The Times Square Record Store, Cousins Music on Fordham Road in the Bronx and Bleecker Bob's Golden Oldies in Greenwich Village were homes away from home, places to escape to and hang out with friends, be turned on to new music and browse through a sea of 45s and LPs. Nothing beats whiling away the hours browsing through racks and racks of records. Hanging out and talking shop with fellow music lovers in hip and magical independent record stores was an important part of the soundtrack of my life growing up. They were the coolest teenage hangouts. Sadly, there are very few indie record stores left.
You could not wipe the smile off my face as I sat in the living room, lost in a world of musical memories, flipping through all my dear old friends, who I hadn't heard from in at least 10 years
I reach in the box and pull out my Andy and the Rattlesnakes' 45 -- A-side: "Solitary Man;" B-side: "Anaesthesia." Thirty years ago, I booked the band into The Sidewalk Cafe in Venice Beach, Calif., and Merlin's Abbey Restaurant in Marina Del Rey, Calif., after seeing them put on an incredible show at the legendary Taurus Tavern in Venice Beach.

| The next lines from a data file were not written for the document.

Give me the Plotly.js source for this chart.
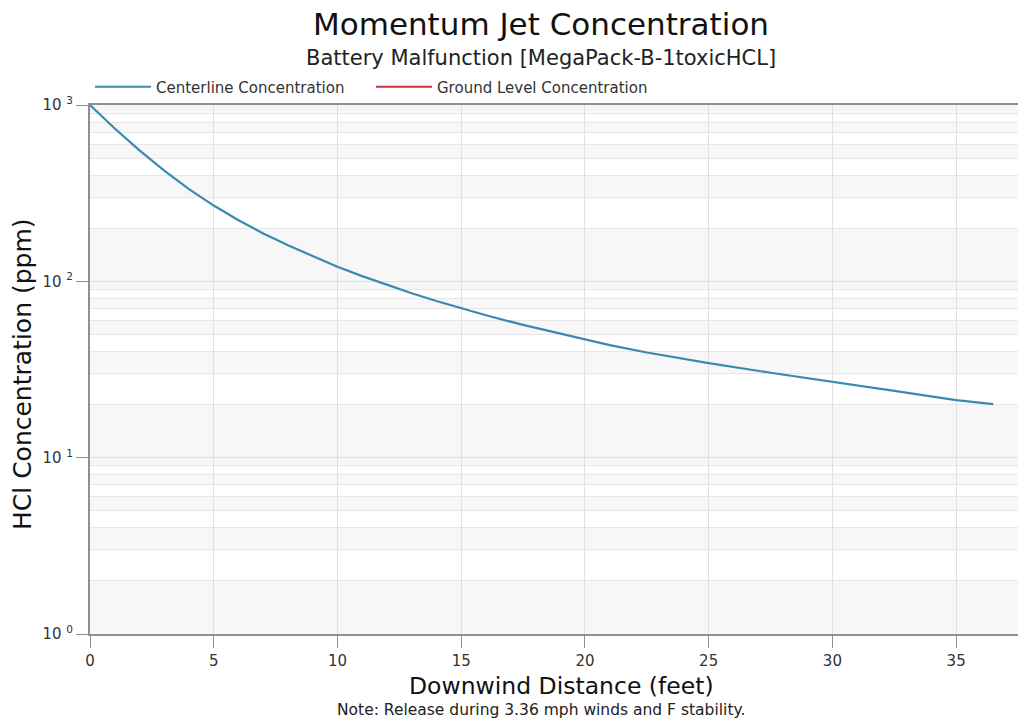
<!DOCTYPE html>
<html>
<head>
<meta charset="utf-8">
<script src="https://cdn.plot.ly/plotly-3.0.1.min.js"></script>
<style>html,body{margin:0;padding:0;background:#fff;}#chart{width:1024px;height:721px;}</style>
</head>
<body>
<div id="chart"></div>
<script>
// Downwind distance (feet)
const distance = [0, 1, 2, 3, 4, 5, 6, 7, 8, 9, 10, 11, 12, 13, 14, 15, 16, 17.5, 19, 20, 21, 22.5, 25, 27.5, 30, 32.5, 35, 36.5];
// Centerline concentration (ppm)
const centerline = [1000, 736, 553, 424, 333, 269, 222, 187, 160, 139, 121, 107, 95.3, 85.5, 77.3, 70.3, 64.2, 56.6, 50.4, 46.9, 43.5, 39.5, 34.4, 30.3, 27.0, 23.9, 21.2, 20.1];
// Ground level concentration (ppm) - below the visible range
const groundDistance = [0];
const groundLevel = [null];

const yTickVals = [1, 10, 100, 1000];
const yTickText = ['10 <sup>0</sup>', '10 <sup>1</sup>', '10 <sup>2</sup>', '10 <sup>3</sup>'];
const xTickVals = [0, 5, 10, 15, 20, 25, 30, 35];

const titleText = 'Momentum Jet Concentration';
const subtitleText = 'Battery Malfunction [MegaPack-B-1toxicHCL]';
const xTitleText = 'Downwind Distance (feet)';
const yTitleText = 'HCl Concentration (ppm)';
const noteText = 'Note: Release during 3.36 mph winds and F stability.';

// alternating bands between minor gridlines
const shapes = [];
[1, 10, 100].forEach(d => {
  [1, 3, 5, 7, 9].forEach(k => {
    shapes.push({type: 'rect', xref: 'paper', yref: 'y', x0: 0, x1: 1, y0: k * d, y1: (k + 1) * d,
      fillcolor: '#f7f7f7', line: {width: 0}, layer: 'below'});
  });
});

const FONT = 'DejaVu Sans, Verdana, sans-serif';
const PW = 928, PH = 529, L = 90, T = 105;
const px = v => (v - L) / PW;
const py = v => 1 - (v - T) / PH;

const traces = [
  {x: distance, y: centerline, type: 'scatter', mode: 'lines', name: 'Centerline Concentration',
   line: {color: '#3a8ab0', width: 2.2}},
  {x: groundDistance, y: groundLevel, type: 'scatter', mode: 'lines', name: 'Ground Level Concentration',
   line: {color: '#c8323c', width: 2}}
];

const layout = {
  width: 1024, height: 721,
  margin: {l: L, r: 6, t: T, b: 87, pad: 0},
  paper_bgcolor: '#ffffff', plot_bgcolor: '#ffffff',
  font: {family: FONT, color: '#333333', size: 15},
  title: {text: titleText, x: 541 / 1024, xref: 'container', xanchor: 'center', y: 1 - 24 / 721, yref: 'container', yanchor: 'middle',
          font: {size: 31, color: '#111111', family: FONT}},
  showlegend: true,
  legend: {orientation: 'h', x: 0, xanchor: 'left', y: py(87), yanchor: 'middle',
           font: {size: 15, color: '#333333'}, bgcolor: 'rgba(0,0,0,0)', itemwidth: 56,
           entrywidth: 210, entrywidthmode: 'pixels', traceorder: 'normal'},
  xaxis: {
    type: 'linear', range: [0, 37.5], tickvals: xTickVals, ticktext: xTickVals.map(String),
    showgrid: true, gridcolor: '#e0e0e0', gridwidth: 1, zeroline: false,
    showline: true, linecolor: '#909090', linewidth: 2, mirror: true,
    ticks: 'outside', ticklen: 12, tickcolor: '#909090', tickwidth: 1,
    tickfont: {size: 15, color: '#333333'}
  },
  yaxis: {
    type: 'log', range: [0, 3], tickvals: yTickVals, ticktext: yTickText,
    showgrid: true, gridcolor: '#e0e0e0', gridwidth: 1, zeroline: false,
    showline: true, linecolor: '#909090', linewidth: 2, mirror: false,
    ticks: 'outside', ticklen: 12, tickcolor: '#909090', tickwidth: 1,
    tickfont: {size: 15, color: '#333333'},
    minor: {dtick: 'D1', showgrid: true, gridcolor: '#e6e6e6', ticks: ''}
  },
  shapes: shapes,
  annotations: [
    {text: subtitleText, xref: 'paper', yref: 'paper', x: px(541), y: py(58),
     xanchor: 'center', yanchor: 'middle', showarrow: false, font: {size: 21, color: '#222222'}},
    {text: xTitleText, xref: 'paper', yref: 'paper', x: px(561), y: py(686),
     xanchor: 'center', yanchor: 'middle', showarrow: false, font: {size: 23.5, color: '#111111'}},
    {text: yTitleText, xref: 'paper', yref: 'paper', x: px(22), y: py(374), textangle: -90,
     xanchor: 'center', yanchor: 'middle', showarrow: false, font: {size: 25, color: '#111111'}},
    {text: noteText, xref: 'paper', yref: 'paper', x: px(541), y: py(710),
     xanchor: 'center', yanchor: 'middle', showarrow: false, font: {size: 15.5, color: '#222222'}}
  ]
};

Plotly.newPlot('chart', traces, layout, {displayModeBar: false, staticPlot: true});
</script>
</body>
</html>
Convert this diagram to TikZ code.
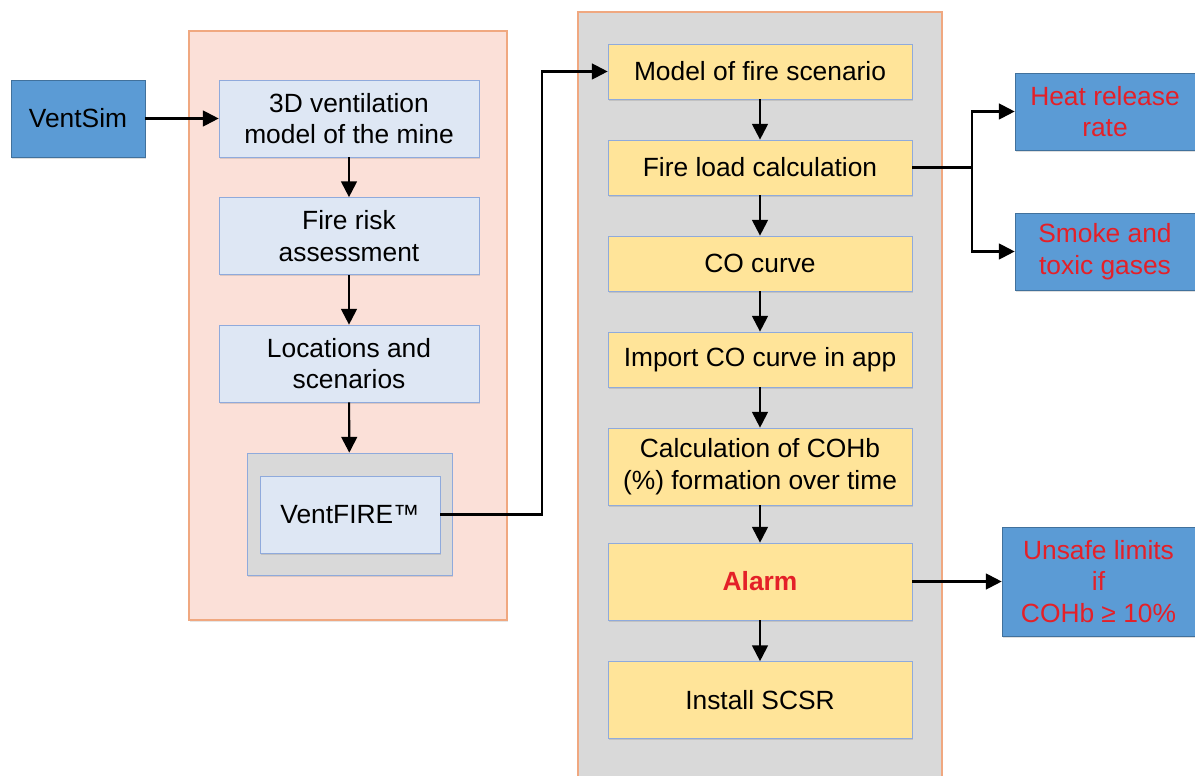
\documentclass[tikz,border=0pt]{standalone}
\usepackage{fontspec}
\setmainfont{Liberation Sans}
\usetikzlibrary{arrows.meta,shadows}
\definecolor{darkblue}{RGB}{91,155,213}
\definecolor{darkblueline}{RGB}{65,113,156}
\definecolor{paleblue}{RGB}{222,231,244}
\definecolor{palebluelineb}{RGB}{143,170,220}
\definecolor{paleyellow}{RGB}{255,228,153}
\definecolor{pinkbg}{RGB}{251,224,216}
\definecolor{pinkline}{RGB}{240,168,128}
\definecolor{greybg}{RGB}{217,217,217}
\definecolor{alarmred}{RGB}{228,32,40}
\tikzset{
  shad/.style={drop shadow={shadow xshift=0.7pt,shadow yshift=-0.9pt,opacity=0.25}},
  toolbox/.style={rectangle,draw=darkblueline,fill=darkblue,shad,align=center,
    minimum width=2.68cm,minimum height=1.54cm,inner sep=2pt},
  outbox/.style={toolbox,text=alarmred,minimum width=3.6cm},
  stepbox/.style={rectangle,draw=palebluelineb,fill=paleblue,shad,align=center,
    minimum width=5.2cm,minimum height=1.54cm,inner sep=2pt},
  firebox/.style={rectangle,draw=palebluelineb,fill=paleyellow,shad,align=center,
    minimum width=6.08cm,minimum height=1.1cm,inner sep=2pt},
  arr/.style={-{Triangle[length=9pt,width=9pt]},line width=1.2pt},
  ln/.style={line width=1.2pt}
}

\begin{document}
\begin{tikzpicture}[x=0.02cm,y=-0.02cm,
  every node/.style={font=\fontsize{15}{18}\selectfont}]
\useasboundingbox (0,0) rectangle (1195,776);

% Background panels
\fill[pinkbg,drop shadow={shadow xshift=0.7pt,shadow yshift=-0.9pt,opacity=0.2}]
  (189,31) rectangle (507,620);
\draw[pinkline,line width=0.8pt] (189,31) rectangle (507,620);
\fill[greybg] (578,12) rectangle (942,790);
\draw[pinkline,line width=0.8pt] (578,790) -- (578,12) -- (942,12) -- (942,790);

% Left column
\node[toolbox] (ventsim) at (78,118.5) {VentSim};
\node[stepbox] (model3d) at (349,118.5) {3D ventilation\\model of the mine};
\node[stepbox] (risk) at (349,236) {Fire risk\\assessment};
\node[stepbox] (loc) at (349,363.5) {Locations and\\scenarios};
\node[rectangle,draw=palebluelineb,fill=greybg,shad,
  minimum width=4.1cm,minimum height=2.44cm] (vfout) at (349.5,514) {};
\node[stepbox,minimum width=3.6cm] (vf) at (350,514.5) {VentFIRE™};

% Middle column
\node[firebox] (scen) at (760,71.5) {Model of fire scenario};
\node[firebox] (load) at (760,167.5) {Fire load calculation};
\node[firebox] (cocurve) at (760,263.5) {CO curve};
\node[firebox] (import) at (760,359.5) {Import CO curve in app};
\node[firebox,minimum height=1.54cm] (cohb) at (760,466.5)
  {Calculation of COHb\\(\%) formation over time};
\node[firebox,minimum height=1.54cm,text=alarmred,font=\fontsize{15}{18}\selectfont\bfseries]
  (alarm) at (760,581.5) {Alarm};
\node[firebox,minimum height=1.54cm] (scsr) at (760,700) {Install SCSR};

% Right column
\node[outbox] (heat) at (1105,111.5) {Heat release\\rate};
\node[outbox] (smoke) at (1105,251.5) {Smoke and\\toxic gases};
\node[outbox,minimum width=3.86cm,minimum height=2.18cm] (unsafe) at (1098.5,581.5)
  {Unsafe limits\\if\\COHb ≥ 10\%};

% Junction points
\coordinate (jA) at (542,0);
\coordinate (jB) at (972,0);

% Connectors
\draw[arr] (ventsim) -- (model3d);
\draw[arr] (model3d) -- (risk);
\draw[arr] (risk) -- (loc);
\draw[arr] (loc) -- (vfout);
\draw[arr] (vf.east) -- (vf.east -| jA) |- (scen.west);
\foreach \i/\j in {scen/load,load/cocurve,cocurve/import,import/cohb,cohb/alarm,alarm/scsr}
{
  \draw[arr] (\i) -- (\j);
}
\draw[ln] (load.east) -- (load.east -| jB);
\draw[arr] (load.east -| jB) |- (heat.west);
\draw[arr] (load.east -| jB) |- (smoke.west);
\draw[arr] (alarm) -- (unsafe);

\end{tikzpicture}
\end{document}
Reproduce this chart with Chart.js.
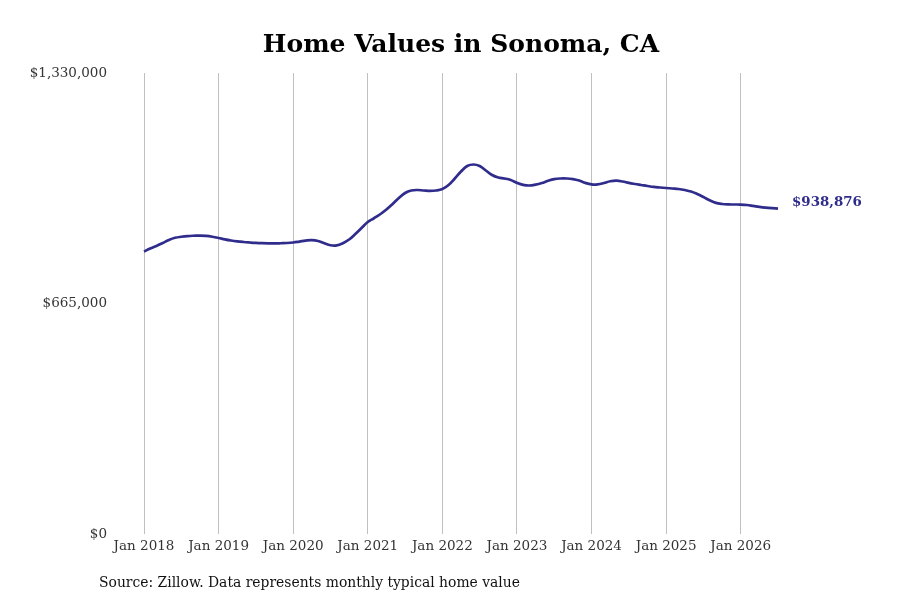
<!DOCTYPE html>
<html><head><meta charset="utf-8">
<script src="https://cdn.jsdelivr.net/npm/chart.js@4.4.1/dist/chart.umd.min.js"></script>
<style>
html,body{margin:0;padding:0;background:#fff;}
#wrap{position:relative;width:900px;height:600px;}
#c{display:block;width:900px;height:600px;}
#source{position:absolute;left:99px;top:573px;font-family:"DejaVu Serif";font-size:13.9px;line-height:18px;color:#111;white-space:nowrap;}
</style></head><body>
<div id="wrap"><canvas id="c" width="900" height="600"></canvas>
<div id="source">Source: Zillow. Data represents monthly typical home value</div></div>
<script>
const chartTitle = 'Home Values in Sonoma, CA';
const categories = [
 'Jan 2018','Feb 2018','Mar 2018','Apr 2018','May 2018','Jun 2018','Jul 2018','Aug 2018','Sep 2018','Oct 2018','Nov 2018','Dec 2018',
 'Jan 2019','Feb 2019','Mar 2019','Apr 2019','May 2019','Jun 2019','Jul 2019','Aug 2019','Sep 2019','Oct 2019','Nov 2019','Dec 2019',
 'Jan 2020','Feb 2020','Mar 2020','Apr 2020','May 2020','Jun 2020','Jul 2020','Aug 2020','Sep 2020','Oct 2020','Nov 2020','Dec 2020',
 'Jan 2021','Feb 2021','Mar 2021','Apr 2021','May 2021','Jun 2021','Jul 2021','Aug 2021','Sep 2021','Oct 2021','Nov 2021','Dec 2021',
 'Jan 2022','Feb 2022','Mar 2022','Apr 2022','May 2022','Jun 2022','Jul 2022','Aug 2022','Sep 2022','Oct 2022','Nov 2022','Dec 2022',
 'Jan 2023','Feb 2023','Mar 2023','Apr 2023','May 2023','Jun 2023','Jul 2023','Aug 2023','Sep 2023','Oct 2023','Nov 2023','Dec 2023',
 'Jan 2024','Feb 2024','Mar 2024','Apr 2024','May 2024','Jun 2024','Jul 2024','Aug 2024','Sep 2024','Oct 2024','Nov 2024','Dec 2024',
 'Jan 2025','Feb 2025','Mar 2025','Apr 2025','May 2025','Jun 2025','Jul 2025','Aug 2025','Sep 2025','Oct 2025','Nov 2025','Dec 2025',
 'Jan 2026','Feb 2026','Mar 2026','Apr 2026','May 2026','Jun 2026','Jul 2026'
];
const homeValues = [
 815000,823700,830900,839500,848200,854500,857500,859500,860500,861000,860000,857500,
 854000,850000,846700,844200,842400,841000,839800,839000,838500,838300,838800,839500,
 841000,843600,846400,847800,845300,838800,833000,832500,839000,849600,865500,882800,
 900100,911000,922500,936000,952100,969400,983800,991000,992400,991000,989800,991000,
 995300,1006900,1025600,1045800,1061700,1066000,1061700,1048700,1035700,1028500,1025600,1021300,
 1013000,1007200,1005400,1008000,1012600,1019000,1023800,1025600,1025600,1024000,1019800,1013000,
 1008600,1008600,1012600,1017600,1019400,1017000,1013000,1009800,1006900,1004000,1001400,999700,
 998200,996800,995300,992400,988100,980900,972200,962800,955400,952100,950800,950600,
 950400,949200,946500,943600,941400,939900,938876
];
const tickLabels = ['Jan 2018','Jan 2019','Jan 2020','Jan 2021','Jan 2022','Jan 2023','Jan 2024','Jan 2025','Jan 2026'];
const yTicks = [0, 665000, 1330000];
const sourceText = 'Source: Zillow. Data represents monthly typical home value';

const lineColor = '#2f2c8c';
const serif = '"DejaVu Serif", serif';
const fmt = v => '$' + Number(v).toLocaleString('en-US');

const endLabel = {
  id: 'endLabel',
  afterDatasetsDraw(chart) {
    const meta = chart.getDatasetMeta(0);
    const pt = meta.data[meta.data.length - 1];
    const val = chart.data.datasets[0].data[meta.data.length - 1];
    const ctx = chart.ctx;
    ctx.save();
    ctx.font = 'bold 13.4px ' + serif;
    ctx.fillStyle = lineColor;
    ctx.textAlign = 'left';
    ctx.textBaseline = 'middle';
    ctx.fillText(fmt(val), pt.x + 14, pt.y - 6);
    ctx.restore();
  }
};

new Chart(document.getElementById('c'), {
  type: 'line',
  data: {
    labels: categories,
    datasets: [{
      data: homeValues,
      borderColor: lineColor,
      borderWidth: 2.7,
      pointRadius: 0,
      tension: 0.4,
      fill: false
    }]
  },
  options: {
    responsive: false,
    animation: false,
    devicePixelRatio: 1,
    layout: { padding: { left: 0, right: 122, top: 0, bottom: 0 } },
    plugins: {
      legend: { display: false },
      tooltip: { enabled: false },
      title: {
        display: true,
        text: chartTitle,
        fullSize: false,
        color: '#000',
        font: { family: serif, size: 25, weight: 'bold', lineHeight: 1.2 },
        padding: { top: 30, bottom: 13 }
      }
    },
    scales: {
      x: {
        type: 'category',
        border: { display: false },
        grid: {
          drawTicks: false,
          lineWidth: 1,
          color: ctx => (ctx.tick && tickLabels.includes(categories[ctx.index])) ? '#c0c0c0' : 'rgba(0,0,0,0)'
        },
        ticks: {
          autoSkip: false,
          maxRotation: 0,
          minRotation: 0,
          padding: 4,
          color: '#333',
          font: { family: serif, size: 13.5 },
          callback: (v, i) => tickLabels.includes(categories[i]) ? categories[i] : ''
        },
        afterFit: s => { s.height = 66; }
      },
      y: {
        min: yTicks[0],
        max: yTicks[yTicks.length - 1],
        border: { display: false },
        grid: { display: false, drawTicks: false },
        afterBuildTicks: s => { s.ticks = yTicks.map(v => ({ value: v })); },
        ticks: {
          padding: 37,
          color: '#333',
          font: { family: serif, size: 13.5 },
          callback: v => fmt(v)
        },
        afterFit: s => { s.width = 144; }
      }
    }
  },
  plugins: [endLabel]
});
</script>
</body></html>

I take the 45 out of the sleeve and gingerly put it on my new turntable; it sounds great, as it did 30 years ago.
I go to the Andy and the Rattlesnakes website and learn that the original members of the band got together in Los Angeles last November to play at the Trip in Santa Monica, and that Andy is a professor of music and music business at Bergen Community College in Paramus, N.J.
I decide to email him to see if he'll be performing in the New York area anytime soon. He got back in touch and let me know he's working on a new Andy and the Rattlesnakes album and hopes to be back performing later this year. I tell him about the very cool music venue, Stage One, in Fairfield, that I thought would be perfect for his band.
I reach back in the box, pull out my 44-year-old copy of The Rolling Stones' "Beggars Banquet." The Rolling Stones, irrepressible, rebellious and eternal teenagers, sound fabulous. I'm transported back to Dec. 7, 1968, the day the five-star album came out. My friends and I each bought a copy, went straight to a friend's place and put it on the turntable. As "Sympathy for the Devil" started up, we were instantly blown away by what we knew was going to be another incredible Stones' album. Those were great times indeed.
The Stones sound as good as ever. I start singing along and playing air guitar, when my wife walks into the room and gives me "the look." Long live rock and roll and vinyl.